Dünya ekonomisini sarsan her derin krizde, devletin ekonomiye müdahalesi ve 'talep şoku'na yönelik çözüm önerileri haklı çıktı.
Bugün, Dünya Sağlık Örgütü'nün 'küresel çapta salgın' olarak ilan ettiği 'Koronavirüs Krizi'nde de aynı süreci bir kez daha gözlemliyoruz.
Başlangıcında, Çin'i vuran salgın, Çin'den ara mamul ve hammadde tedarik eden şirketler için bir 'tedarik' ve 'arz şoku' kriziydi. Dünyada milyonlarca firma, Çin'den yaptığı tedariki hangi ülkeden telafi edeceğini arayarak geçirdiği şubat ayını.
Ancak, koronavirüs salgını, İran, İtalya gibi ülkelerde sebep olduğu vaka ve ölüm sayılarıyla öyle bir 'korku salgını'na sebep oldu ki, ülkelerin ardı ardına aldıkları sert karantina tedbirleri ve bu konuda geç kalan ABD, Almanya, İspanya gibi ülkelerde tırmanan hezeyan ve endişe, bugün küresel çapta bir 'talep şoku krizi'ne de dönüşmüş durumda. Keynes'in formülü basit ve net; ülkeler ve uluslararası kurumlar, sadece para politikası tedbirlerini değil, kamu bazlı kaynak ve imkanları, özel amaçlı finansal fonları, vergi indirimlerini, kamu harcamalarını da acilen ve etkili olarak seferber edecekler.
Koronavirüs krizinin sebep olduğu 'arz' ve sonrasındaki 'talep şoku'nun küresel çapta şirketlerin cirosunu, karlılığını olumsuz yönde etkileyeceği yönündeki beklenti o kadar 'kötümser' bir noktaya gelmiş durumda ki, hafta başından bu yana, ABD borsalarındaki ağır kayıpları borsa seanslarına ara verilmesi dahi durduramıyor.

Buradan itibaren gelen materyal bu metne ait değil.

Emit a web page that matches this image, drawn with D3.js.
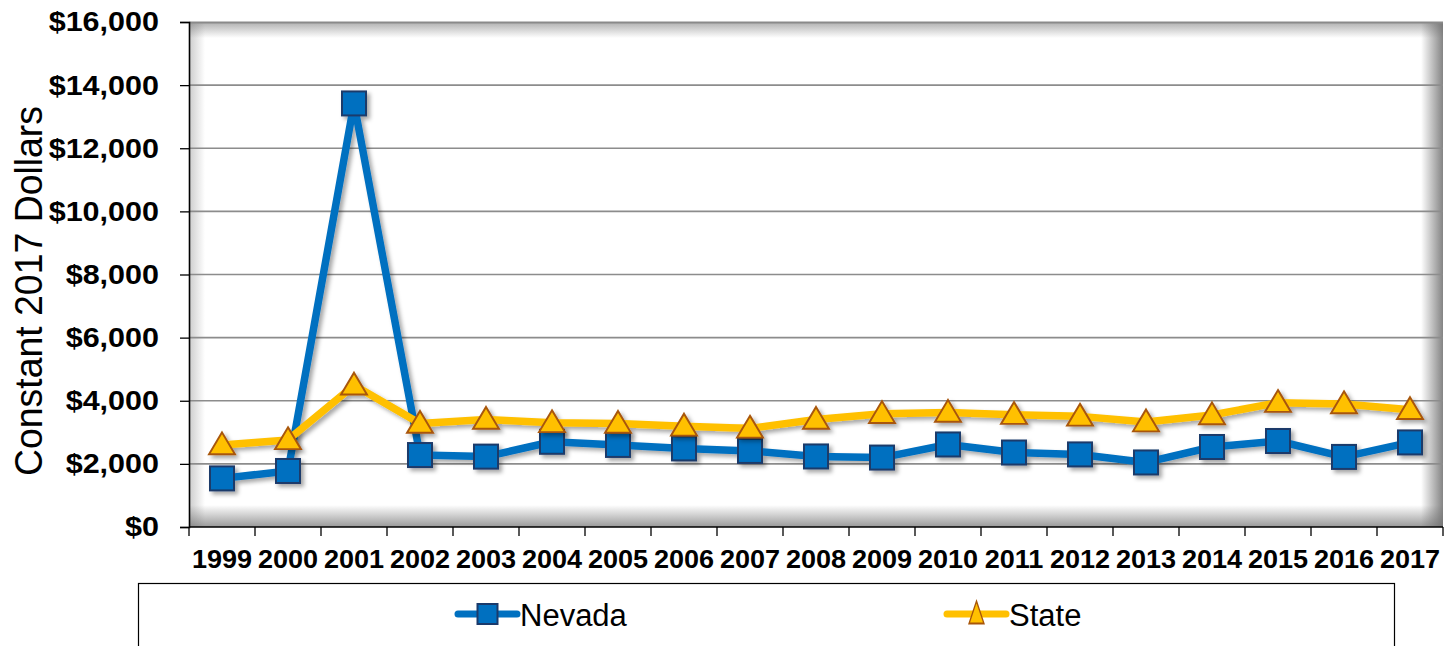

Ve, ilk etapta devreye alınan, yüklü faiz indirimleri ve 'helikopter metodu'yla piyasalara 'havadan' para yağdırılması benzeri para politikası tedbirlerinin, merkez bankalarının adımlarının da 'histeri'ye dönüşmüş 'kötümserliği' frenlemeye yetmiyor, gözüküyor.
İşin ilginci, böyle bir piyasa tablosu karşısında, 'güvenilir liman' konumunda olan altın da satış yedi ve 1700 dolar seviyelerine doğru tırmanırken, kısa süre içerisinde 1600 doların altını gördü. Borsalar, altın, tahviller, petrol, finansal yatırım araçları ve emtialar birlikte çöküyor. Avrupa, bu defa Almanya'nın hızlı davranması koşuluyla ancak, 2008'deki hatayı tekrarlamayacaktır. Bu süreçte, kim 'talep şoku krizi'ni atlatırsa, bu süreçten az yarayla; hatta kazançlı çıkacaktır.